The presents were taken to the child one by one, by the gift's bearer. Each party brought the gift to the boy and then the group posed for a photograph with the birthday boy holding his gift. He didn't open the gifts at the party.

After cake and presents, an unusual game was played. It was called "Where's the Bomb." It was basically like musical chairs, except when the music stopped you had to stop at one of four corners. In each corner stood a chair with a sign bearing the name of an international city. The hostess called out the one of the four city names saying, "The bomb's in _________!" Everyone who was not standing by the city name that was called cheered.

After the game, party favors were distributed to the children present. I was embarrassed because I mistakenly received the present for my daughter with my left hand. The birthday boy's mom was gracious and didn't seem too alarmed. Maybe she was being forgiving of the foreigner.

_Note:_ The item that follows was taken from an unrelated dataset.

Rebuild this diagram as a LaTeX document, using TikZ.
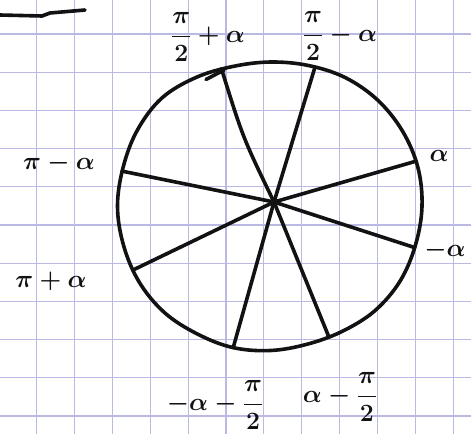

It was really neat to see how people from another culture celebrate a birthday.






Friday, February 4, 2011

Complete Misery

Before our weekend excursion to Nagarhole National Park, we went to visit our doctor group. They were suggesting that I loosen up a bit. Let my kids eat more foods out. "It will be good for them in the long run, the more germs they are exposed to the stronger and healthier they will be." Okay, so in the back of my mind I keep playing that conversation over and over again in my head. I remembered my husband saying that at the resorts proper precautions are taken to keep foreigners healthy. At the rustic resort Ansel was eating raw fruits and I thought, hmm, maybe I'll try a salad. Let's jump right in. I felt fine the whole time we were there and then driving home my stomach was in knots. I knew diarrhea was on its way. We got home and I was pretty sick. At 3am on Monday I woke up with a fever. We called the doctor and he said it sounds like a "welcome to India" sickness. He recommended antibiotics, probiotics, fever reducer, 2.5 L of fluid, and lots of rest. I was pretty miserable as it was, and then came nausea. The intensity of the nausea was increasing. I was sure I was going to die, and then I vomited. I felt 10 times better. I called the doctor and he told me to take anti-nausea pills. The main concern was that I could keep the medicines down. The nausea medicine took the edge off but I was still pretty nauseated. All I wanted to do was sleep. I ate nothing but a yogurt from Sunday night to Monday night.

Tuesday I felt a little better by the end of the day. That said I still don't feel fully recovered. I am still weak.. Even Friday in the car on the way home I was feeling very nauseated. I guess I'll avoid salads after all...

Nagarhole National Park

This weekend we were at King's Sanctuary Resort at Nagarhole National Park. It was a quiet and peaceful weekend away. We were thankful for the adventure of a safari, where we got to see three tiger cubs, and the time we got to spend as a family relaxing by the pool. We went on a nature walk. Ansel shot paintballs and rode a bike at the resort.